Stockpiles monitored by the London Metal Exchange jumped 1.5 percent to 379,825 metric tons today, the highest level since May 11 and the biggest one-day advance in six weeks. The gain was “sizeable,” said Edward Meir, an analyst at MF Global Ltd. in Darien, Connecticut. Copper prices dropped 2.6 percent last week on concern consumption may falter.
“There’s some uncertainty about future demand,” said Patrick Chidley, a Barnard Jacobs Mellet LLC analyst in New York. “People are seeing this as an opportunity to take some profit.”
Copper futures for December delivery lost 2.6 cents, or 0.9 percent, to $2.967 a pound at 9:55 a.m. on the New York Mercantile Exchange’s Comex unit. A close at that price would be the biggest decline for a most-active contract since Oct. 30.
“We are still wary about metals at this point,” Meir said today in a report. Copper has “uninspiring fundamentals, typified by patchy demand and rising LME stocks.”
Copper prices have more than doubled this year as Chinese imports surged. Inventories at warehouses monitored by the Shanghai Futures Exchange have soared 62 percent since Aug. 1, raising concern that demand from the Asian nation is slowing.
Mine Strikes
Concern that supply is being constrained has “sustained prices at current levels, despite an expectation for a softening in Chinese import demand,” Nicholas Snowdon, an analyst at Barclays Capital in London, said in a report.
The combined annual capacity at copper mines where labor negotiations are being held this year is 1.2 million tons, said Daniel Major, an analyst at RBS Global Banking & Markets in London.

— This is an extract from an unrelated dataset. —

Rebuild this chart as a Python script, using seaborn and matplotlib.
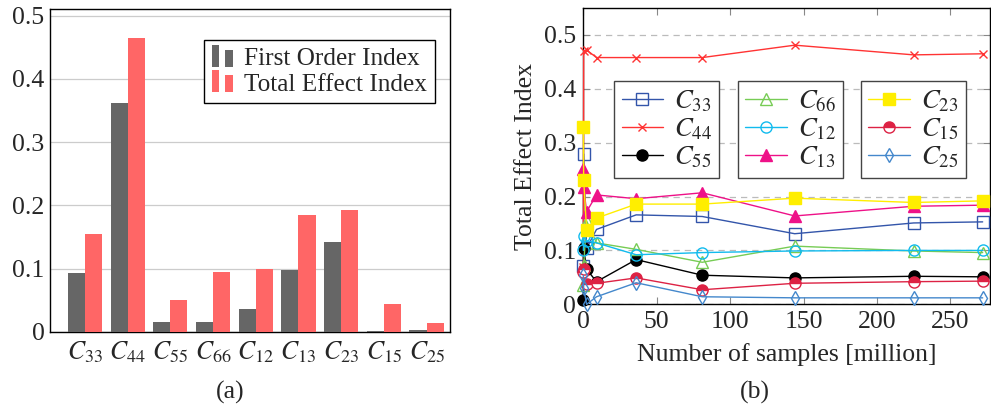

“There is potential strike action at Antamina, which could be supportive in coming days,” he said, referring to Cia. Minera Antamina SA. The Lima-based company operates the world’s largest combined copper and zinc mine.
Antamina, owned by BHP Billiton Ltd., Xstrata Plc, Teck Cominco Ltd. and Mitsubishi Corp., said yesterday it’s interested in reaching a “reasonable agreement” with the workers union. The company said it has a “contingency” plan in case labor talks break down.
The mine is expected to produce 335,000 tons of copper this year, or 2.2 percent of global supply, according to RBS.
Copper for three-month delivery fell $56.75, or 0.9 percent, to $6,518.25 a metric ton ($2.957 a pound) on the London Metal Exchange.
Among other LME metals for three-month delivery, aluminum, zinc, tin, lead and nickel prices also dropped.